Venerdì 19 Aprile 2024

Manovra, perché la Francia può fare il 2,8% di deficit (e l'Italia no)

La manovra annunciata da Macron - con 25 miliardi di tagli fiscali e un rapporto deficit/Pil in salita al 2,8% - fa sperare il governo giallo-verde nell'elasticità di Bruxelles. Ma Roma non è Parigi Manovra, date e scadenze. Dal Def al verdetto Ue: quando sarà legge Pensioni anticipate, ipotesi penalità. La Lega va in soccorso di Tria

Il presidente francese Emmanuel Macron

Il presidente francese Emmanuel Macron

Roma, 24 settembre 2018 - Altro che questione di decimali e 'zero virgola'Emmanuel Macron annuncia un maxi-taglio fiscale da quasi 25 miliardi e alza il rapporto deficit/Pil del 2019 a 2,8% (quest'anno si era fermato a 2,6%). Subito il vicepremier Luigi Di Maio - a caccia di risorse per finanziare le promesse elettorali del governo giallo-verde, dalla Flat Tax al Reddito di cittadinanza - vede uno spiraglio. E ci si butta: "I dogmi dell'Unione Europa sono caduti, siamo un Paese sovrano e possiamo spendere i soldi per i cittadini", sentenzia. In effetti, colpisce vedere i cugini transalpini invertire il trend richiesto da Bruxelles - ovvero tendere progressivamente al pareggio di bilancio, in futuro - mentre all'Italia solo il preventivare un aumento rispetto all'1,6% dell'anno scorso provoca la reazione degli esponenti europei di turno.
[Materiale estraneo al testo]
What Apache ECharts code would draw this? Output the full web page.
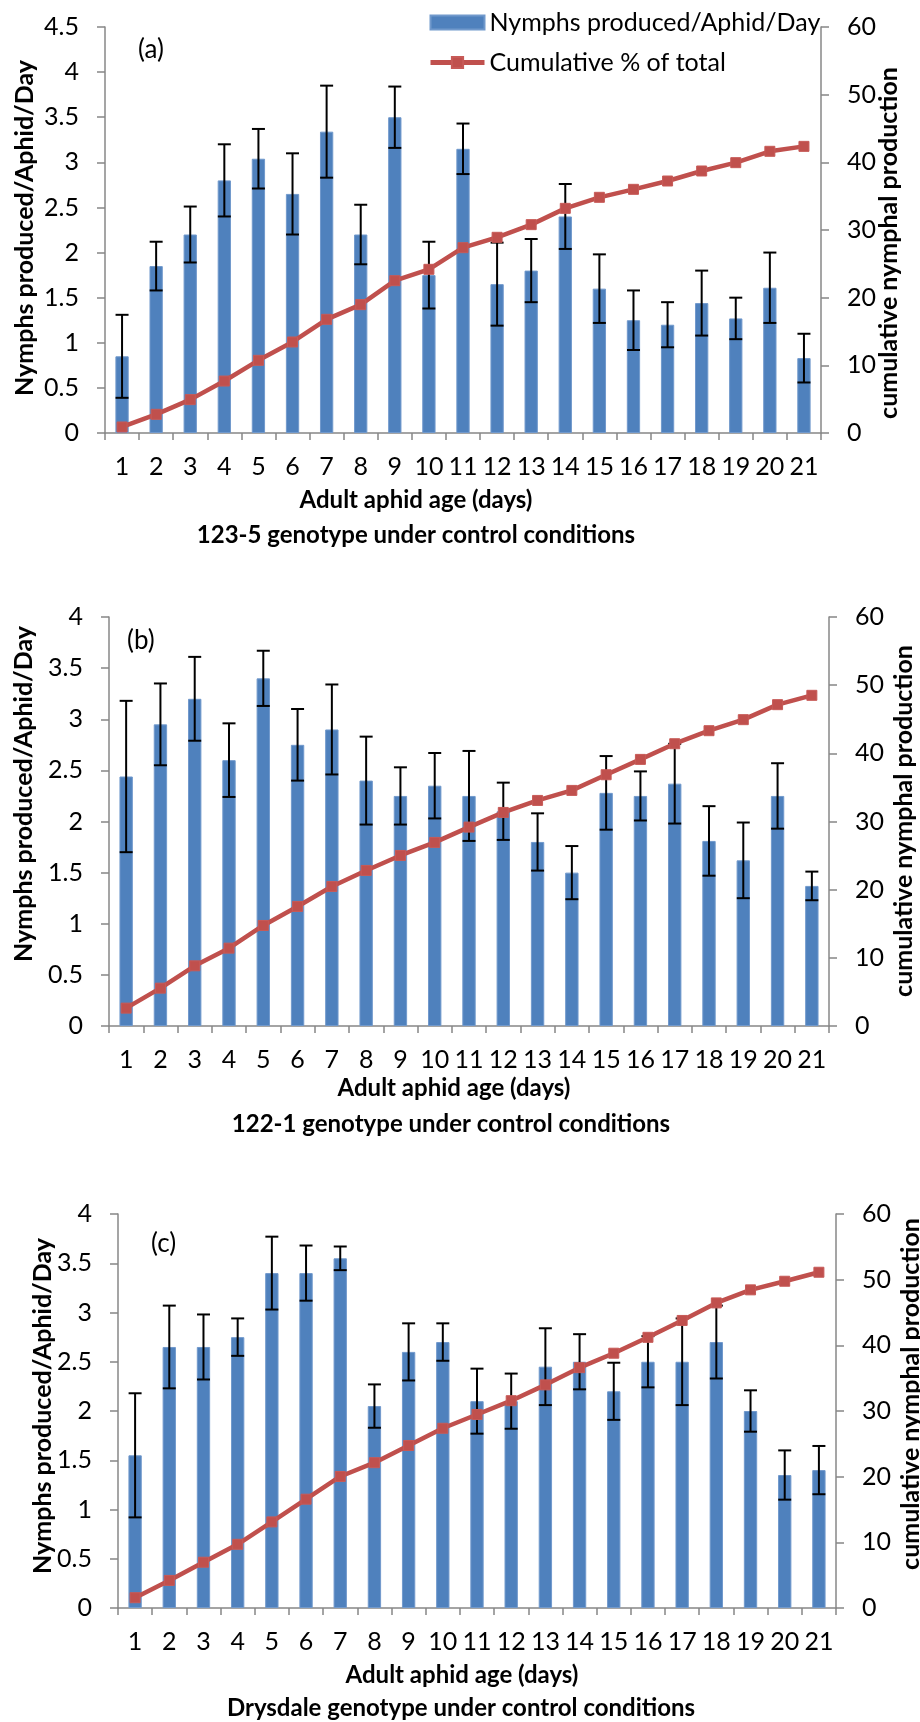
<!DOCTYPE html>
<html>
<head>
<meta charset="utf-8">
<title>Nymph production by adult aphid age</title>
<script src="https://cdn.jsdelivr.net/npm/echarts@6/dist/echarts.min.js"></script>
<style>
  html, body { margin: 0; padding: 0; background: #fff; }
  #chart { width: 920px; height: 1722px; }
</style>
</head>
<body>
<div id="chart"></div>
<script>
// Adult aphid age (days)
var days = ['1','2','3','4','5','6','7','8','9','10','11','12','13','14','15','16','17','18','19','20','21'];

// (a) 123-5 genotype: mean nymphs/aphid/day, error (±), cumulative % of total
var meanA = [0.85, 1.85, 2.20, 2.80, 3.04, 2.65, 3.34, 2.20, 3.50, 1.75, 3.15, 1.65, 1.80, 2.40, 1.60, 1.25, 1.20, 1.44, 1.27, 1.61, 0.83];
var errA  = [0.46, 0.27, 0.31, 0.40, 0.33, 0.45, 0.51, 0.33, 0.34, 0.37, 0.28, 0.46, 0.35, 0.36, 0.38, 0.33, 0.25, 0.36, 0.23, 0.39, 0.27];
var cumA  = [0.89, 2.76, 4.93, 7.68, 10.74, 13.45, 16.80, 18.97, 22.51, 24.19, 27.39, 28.92, 30.79, 33.20, 34.83, 36.01, 37.24, 38.72, 39.95, 41.63, 42.36];

// (b) 122-1 genotype
var meanB = [2.44, 2.95, 3.20, 2.60, 3.40, 2.75, 2.90, 2.40, 2.25, 2.35, 2.25, 2.10, 1.80, 1.50, 2.28, 2.25, 2.37, 1.81, 1.62, 2.25, 1.37];
var errB  = [0.74, 0.40, 0.41, 0.36, 0.27, 0.35, 0.44, 0.43, 0.28, 0.32, 0.44, 0.28, 0.28, 0.26, 0.36, 0.24, 0.39, 0.34, 0.37, 0.32, 0.14];
var cumB  = [2.62, 5.55, 8.83, 11.42, 14.75, 17.54, 20.47, 22.82, 25.02, 26.93, 29.18, 31.33, 33.09, 34.56, 36.86, 39.11, 41.41, 43.32, 44.94, 47.14, 48.51];

// (c) Drysdale genotype
var meanC = [1.55, 2.65, 2.65, 2.75, 3.40, 3.40, 3.55, 2.05, 2.60, 2.70, 2.10, 2.10, 2.45, 2.50, 2.20, 2.50, 2.50, 2.70, 2.00, 1.35, 1.40];
var errC  = [0.63, 0.42, 0.33, 0.19, 0.37, 0.28, 0.12, 0.22, 0.29, 0.19, 0.33, 0.28, 0.39, 0.28, 0.29, 0.26, 0.44, 0.37, 0.21, 0.25, 0.245];
var cumC  = [1.57, 4.20, 6.97, 9.70, 13.11, 16.57, 20.03, 22.13, 24.75, 27.37, 29.47, 31.57, 33.98, 36.60, 38.80, 41.22, 43.79, 46.46, 48.45, 49.76, 51.13];

// Left axis tops per panel, right axis shared
var leftMax = [4.5, 4, 4];
var rightMax = 60;

var BAR_NAME = 'Nymphs produced/Aphid/Day';
var LINE_NAME = 'Cumulative % of total';

var FONT = 'Lato, "Open Sans", sans-serif';
var FS = 25;          // regular text size
var AXIS_GREY = '#878787';
var BLUE = '#4F81BD';
var RED = '#C0504D';

var chart = echarts.init(document.getElementById('chart'), null, { renderer: 'canvas' });

var grids = [
  { left: 105, top: 27,   width: 716, height: 406 },
  { left: 109, top: 617,  width: 720, height: 409 },
  { left: 118, top: 1214, width: 718, height: 394 }
];

var panels = [
  { mean: meanA, err: errA, cum: cumA },
  { mean: meanB, err: errB, cum: cumB },
  { mean: meanC, err: errC, cum: cumC }
];

var xAxes = [], yAxes = [], series = [];

panels.forEach(function (p, i) {
  xAxes.push({
    type: 'category', gridIndex: i, data: days, boundaryGap: true,
    axisLine: { lineStyle: { color: AXIS_GREY, width: 1.5 } },
    axisTick: { show: true, length: 7, inside: false, lineStyle: { color: AXIS_GREY, width: 1.5 } },
    axisLabel: { interval: 0, margin: 21, color: '#000', fontFamily: FONT, fontSize: FS }
  });
  yAxes.push({
    type: 'value', gridIndex: i, position: 'left', min: 0, max: leftMax[i], interval: 0.5,
    splitLine: { show: false },
    axisLine: { show: true, lineStyle: { color: AXIS_GREY, width: 1.5 } },
    axisTick: { show: true, length: 8, lineStyle: { color: AXIS_GREY, width: 1.5 } },
    axisLabel: { margin: 26, color: '#000', fontFamily: FONT, fontSize: FS }
  });
  yAxes.push({
    type: 'value', gridIndex: i, position: 'right', min: 0, max: rightMax, interval: 10,
    splitLine: { show: false },
    axisLine: { show: true, lineStyle: { color: AXIS_GREY, width: 1.5 } },
    axisTick: { show: true, length: 8, lineStyle: { color: AXIS_GREY, width: 1.5 } },
    axisLabel: { margin: 26, color: '#000', fontFamily: FONT, fontSize: FS }
  });

  series.push({
    name: BAR_NAME, type: 'bar', xAxisIndex: i, yAxisIndex: i * 2,
    data: p.mean, barWidth: '39%', z: 2,
    itemStyle: { color: BLUE, borderColor: '#7199cc', borderWidth: 1 }
  });

  // Error bars (mean ± err) with caps
  var errData = p.mean.map(function (m, k) { return [k, m - p.err[k], m + p.err[k]]; });
  series.push({
    name: 'error', type: 'custom', xAxisIndex: i, yAxisIndex: i * 2, z: 3,
    data: errData, encode: { x: 0, y: [1, 2] },
    renderItem: function (params, api) {
      var top = api.coord([api.value(0), api.value(2)]);
      var bot = api.coord([api.value(0), api.value(1)]);
      var half = 6.5;
      var st = { stroke: '#000', lineWidth: 2 };
      return {
        type: 'group',
        children: [
          { type: 'line', shape: { x1: top[0], y1: top[1], x2: bot[0], y2: bot[1] }, style: st },
          { type: 'line', shape: { x1: top[0] - half, y1: top[1], x2: top[0] + half, y2: top[1] }, style: st },
          { type: 'line', shape: { x1: bot[0] - half, y1: bot[1], x2: bot[0] + half, y2: bot[1] }, style: st }
        ]
      };
    }
  });

  series.push({
    name: LINE_NAME, type: 'line', xAxisIndex: i, yAxisIndex: i * 2 + 1,
    data: p.cum, z: 4,
    symbol: 'rect', symbolSize: 10, showSymbol: true,
    lineStyle: { color: RED, width: 4.5 },
    itemStyle: { color: RED, borderColor: '#c75a57', borderWidth: 1 }
  });
});

function txt(x, y, text, opts) {
  opts = opts || {};
  return {
    type: 'text', x: x, y: y, rotation: opts.rot || 0, z: 10,
    style: {
      text: text,
      fill: '#000',
      font: (opts.bold ? 'bold ' : '') + (opts.size || 24) + 'px ' + FONT,
      textAlign: opts.align || 'center',
      textVerticalAlign: 'middle'
    }
  };
}

var R = Math.PI / 2;
var graphics = [
  txt(138, 50, '(a)', { align: 'left', size: 26 }),
  txt(127, 641, '(b)', { align: 'left', size: 26 }),
  txt(151, 1244, '(c)', { align: 'left', size: 26 }),

  txt(416, 500, 'Adult aphid age (days)', { bold: true }),
  txt(416, 535, '123-5 genotype under control conditions', { bold: true }),
  txt(454, 1088, 'Adult aphid age (days)', { bold: true }),
  txt(451, 1124, '122-1 genotype under control conditions', { bold: true }),
  txt(462, 1675, 'Adult aphid age (days)', { bold: true }),
  txt(461, 1708, 'Drysdale genotype under control conditions', { bold: true }),

  txt(25, 228, 'Nymphs produced/Aphid/Day', { bold: true, rot: R, size: 25 }),
  txt(24, 794, 'Nymphs produced/Aphid/Day', { bold: true, rot: R, size: 25 }),
  txt(43, 1406, 'Nymphs produced/Aphid/Day', { bold: true, rot: R, size: 25 }),

  txt(889, 243, 'cumulative nymphal production', { bold: true, rot: R, size: 25 }),
  txt(904, 821, 'cumulative nymphal production', { bold: true, rot: R, size: 25 }),
  txt(911, 1394, 'cumulative nymphal production', { bold: true, rot: R, size: 25 })
];

chart.setOption({
  animation: false,
  backgroundColor: '#fff',
  textStyle: { fontFamily: FONT },
  legend: {
    orient: 'vertical', left: 423, top: 5,
    itemWidth: 54, itemHeight: 14, itemGap: 15,
    textStyle: { color: '#000', fontFamily: FONT, fontSize: FS },
    data: [
      { name: BAR_NAME, icon: 'rect' },
      { name: LINE_NAME, lineStyle: { width: 5, color: RED }, itemStyle: { color: RED } }
    ]
  },
  grid: grids,
  xAxis: xAxes,
  yAxis: yAxes,
  series: series,
  graphic: graphics
});
</script>
</body>
</html>
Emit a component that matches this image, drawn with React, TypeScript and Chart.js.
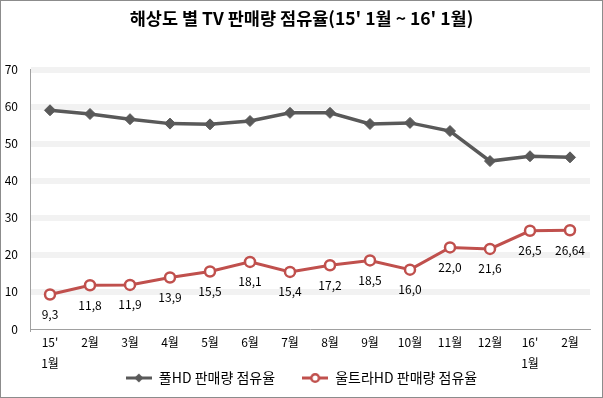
import React, { useEffect, useRef } from "react";
import { Chart, registerables } from "chart.js";
Chart.register(...registerables);

const categories: (string | string[])[] = [["15'", "1월"], "2월", "3월", "4월", "5월", "6월", "7월", "8월", "9월", "10월", "11월", "12월", ["16'", "1월"], "2월"];
const fullHD = [59.0, 58.0, 56.6, 55.4, 55.2, 56.1, 58.3, 58.3, 55.3, 55.6, 53.4, 45.3, 46.6, 46.3];
const ultraHD = [9.3, 11.8, 11.9, 13.9, 15.5, 18.1, 15.4, 17.2, 18.5, 16.0, 22.0, 21.6, 26.5, 26.64];
const ultraLabels = ["9,3", "11,8", "11,9", "13,9", "15,5", "18,1", "15,4", "17,2", "18,5", "16,0", "22,0", "21,6", "26,5", "26,64"];
const yTicks = [0, 10, 20, 30, 40, 50, 60, 70];
const seriesNames = ["풀HD 판매량 점유율", "울트라HD 판매량 점유율"];
const titleText = "해상도 별 TV 판매량 점유율(15' 1월 ~ 16' 1월)";

const FONT = "'Noto Sans CJK KR', 'Noto Sans', sans-serif";
const GRAY = "#595959";
const RED = "#C0504D";

function legendIcon(kind: "diamond" | "circle"): HTMLCanvasElement {
  const c = document.createElement("canvas");
  c.width = 26;
  c.height = 12;
  const g = c.getContext("2d")!;
  const color = kind === "diamond" ? GRAY : RED;
  g.strokeStyle = color;
  g.lineWidth = 3;
  g.beginPath();
  g.moveTo(0, 6);
  g.lineTo(26, 6);
  g.stroke();
  if (kind === "diamond") {
    g.fillStyle = GRAY;
    g.beginPath();
    g.moveTo(13, 1.5);
    g.lineTo(17.5, 6);
    g.lineTo(13, 10.5);
    g.lineTo(8.5, 6);
    g.closePath();
    g.fill();
  } else {
    g.fillStyle = "#fff";
    g.lineWidth = 2.5;
    g.beginPath();
    g.arc(13, 6, 3.8, 0, Math.PI * 2);
    g.fill();
    g.stroke();
  }
  return c;
}

const labelPlugin = {
  id: "ultraLabels",
  afterDatasetsDraw(chart: any) {
    const meta = chart.getDatasetMeta(1);
    const ctx = chart.ctx;
    ctx.save();
    ctx.font = `12px ${FONT}`;
    ctx.fillStyle = "#000";
    ctx.textAlign = "center";
    ctx.textBaseline = "middle";
    meta.data.forEach((pt: any, i: number) => {
      ctx.fillText(ultraLabels[i], pt.x, pt.y + 20);
    });
    ctx.restore();
  },
};

export default function App() {
  const ref = useRef<HTMLCanvasElement>(null);
  useEffect(() => {
    document.body.style.margin = "0";
    const icons = [legendIcon("diamond"), legendIcon("circle")];
    const chart = new Chart(ref.current!, {
      type: "line",
      data: {
        labels: categories as any,
        datasets: [
          {
            label: seriesNames[0],
            data: fullHD,
            borderColor: GRAY,
            backgroundColor: GRAY,
            borderWidth: 3.5,
            pointStyle: "rectRot",
            pointRadius: 5.5,
            pointBackgroundColor: GRAY,
            pointBorderColor: GRAY,
            pointBorderWidth: 1,
            tension: 0,
          },
          {
            label: seriesNames[1],
            data: ultraHD,
            borderColor: RED,
            backgroundColor: "#fff",
            borderWidth: 3,
            pointStyle: "circle",
            pointRadius: 5,
            pointBackgroundColor: "#fff",
            pointBorderColor: RED,
            pointBorderWidth: 2.5,
            tension: 0,
          },
        ],
      },
      options: {
        animation: false,
        responsive: false,
        devicePixelRatio: 1,
        layout: { padding: { left: 2, right: 2, top: 0, bottom: 3 } },
        plugins: {
          title: {
            display: true,
            text: titleText,
            color: "#000",
            font: { family: FONT, size: 17.5, weight: "bold" },
            padding: { top: 8, bottom: 40.5 },
          },
          legend: {
            position: "bottom",
            labels: {
              usePointStyle: true,
              pointStyleWidth: 26,
              color: "#000",
              font: { family: FONT, size: 14 },
              padding: 2,
              generateLabels: (ch: any) =>
                ch.data.datasets.map((ds: any, i: number) => ({
                  text: i === 0 ? ds.label + "        " : ds.label,
                  pointStyle: icons[i],
                  fillStyle: ds.borderColor,
                  strokeStyle: ds.borderColor,
                  lineWidth: 0,
                  hidden: false,
                  datasetIndex: i,
                  fontColor: "#000",
                })),
            },
          },
          tooltip: { enabled: false },
        },
        scales: {
          x: {
            offset: true,
            grid: { display: false, drawTicks: false },
            border: { display: true, color: "#a0a0a0", width: 1 },
            afterFit: (s: any) => {
              s.height = 40;
            },
            ticks: {
              color: "#000",
              font: { family: FONT, size: 12, lineHeight: 1.75 },
              maxRotation: 0,
              autoSkip: false,
              padding: 3,
            },
          },
          y: {
            min: 0,
            max: 70,
            afterBuildTicks: (s: any) => {
              s.ticks = yTicks.map((v) => ({ value: v }));
            },
            afterFit: (s: any) => {
              s.width = 28;
            },
            grid: {
              drawTicks: false,
              lineWidth: 6,
              color: (c: any) => (c.tick && c.tick.value === 0 ? "rgba(0,0,0,0)" : "#f2f2f2"),
            },
            border: { display: true, color: "#a0a0a0", width: 1 },
            ticks: {
              color: "#000",
              font: { family: FONT, size: 12 },
              padding: 12,
            },
          },
          yRight: {
            position: "right",
            display: true,
            min: 0,
            max: 70,
            grid: { display: false, drawTicks: false },
            border: { display: false },
            ticks: { display: false },
            afterFit: (s: any) => {
              s.width = 11;
            },
          },
        },
      },
      plugins: [labelPlugin],
    } as any);
    return () => chart.destroy();
  }, []);
  return (
    <div style={{ position: "relative", width: 603, height: 398 }}>
      <canvas ref={ref} width={603} height={398} style={{ display: "block" }} />
      <div
        style={{
          position: "absolute",
          inset: 0,
          border: "1px solid #8c8c8c",
          pointerEvents: "none",
        }}
      />
    </div>
  );
}
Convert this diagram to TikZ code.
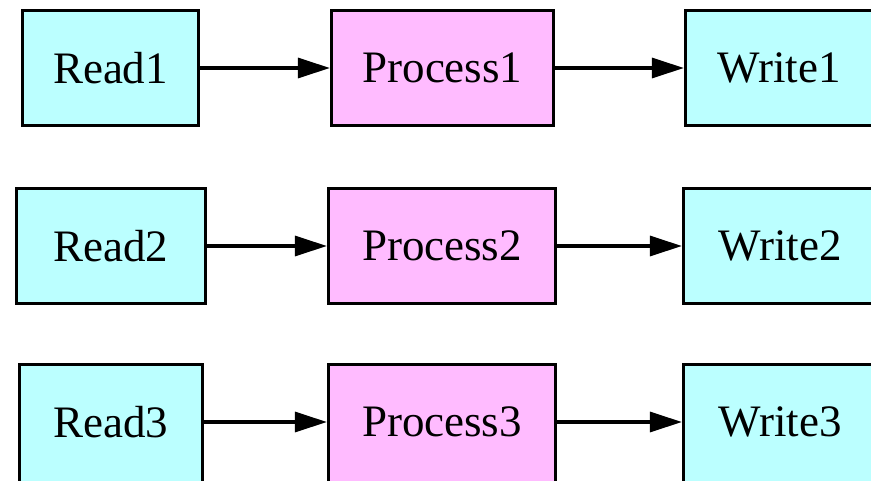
\documentclass[tikz,border=0pt]{standalone}
\usepackage{fontspec}
\setmainfont{Liberation Serif}
\usetikzlibrary{arrows.meta}
\definecolor{readc}{HTML}{BBFFFF}
\definecolor{procc}{HTML}{FFBBFF}
\begin{document}
\begin{tikzpicture}[x=1pt,y=-1pt,
  box/.style={draw=black,line width=3.2pt,inner sep=0pt,minimum height=115pt,
    font=\fontsize{45}{45}\selectfont},
  rbox/.style={box,fill=readc},
  pbox/.style={box,fill=procc},
  tall/.style={minimum height=125pt,text depth=10pt},
  arr/.style={line width=3.2pt,-{Triangle[length=32pt,width=20pt]}}]
\useasboundingbox (0,0) rectangle (871,480);
\clip (0,0) rectangle (871,480);
% row 1
\node[rbox,minimum width=176pt] (r1) at (110.5,68) {Read1};
\node[pbox,minimum width=222pt] (p1) at (442.5,68) {Process1};
\node[rbox,minimum width=187pt] (w1) at (779,68) {Write1};
% row 2
\node[rbox,minimum width=189pt] (r2) at (111,246) {Read2};
\node[pbox,minimum width=227pt] (p2) at (442,246) {Process2};
\node[rbox,minimum width=193pt] (w2) at (780,246) {Write2};
% row 3 (cut by the lower edge)
\node[rbox,tall,minimum width=183pt] (r3) at (111,427) {Read3};
\node[pbox,tall,minimum width=227pt] (p3) at (442,427) {Process3};
\node[rbox,tall,minimum width=193pt] (w3) at (780,427) {Write3};
\coordinate (a3) at (0,422);
\draw[arr] (r1) -- (p1);
\draw[arr] (p1) -- (w1);
\draw[arr] (r2) -- (p2);
\draw[arr] (p2) -- (w2);
\draw[arr] (r3.east |- a3) -- (p3.west |- a3);
\draw[arr] (p3.east |- a3) -- (w3.west |- a3);
\end{tikzpicture}
\end{document}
Dietro il diverso trattamento, però, c'è una montagna di ragioni. Anzi, di debito pubblico, salito ad oltre 2.300 miliardi nell'ultima rilevazione della Banca d'Italia, ovvero il 130% del Pil. Per fare un paragone, il debito pubblico francese viaggia attorno al 98,7%. Un parametro tutto sommato abbastanza in linea con i Paesi comunitari, che stanno attorno al 80% di media. Peggio di noi, solo la Grecia, per intenderci, con il 177% circa.

In più, il Pil dei prossimi anni difficilmente supererà le quote attuali: insomma, in un quadro dove si prevede un rallentamento dell'economia, con questi conti non si può scherzare. Fermo restando che, comunque, Parigi si terrà ampiamente sotto il 3%, ecco perché l'Italia ha vincoli di spesa più stringenti: se dovesse sforare, scatterebbero le clausole di salvaguardia, a cominciare dalle accise della benzina e dall'aumento dell'Iva che, come si sa, è la più iniqua delle tasse, in quanto colpisce tutti i cittadini in uguale modo.

Un finale che, difficilmente, porterebbe consensi ai partiti che sostengono il governo Conte.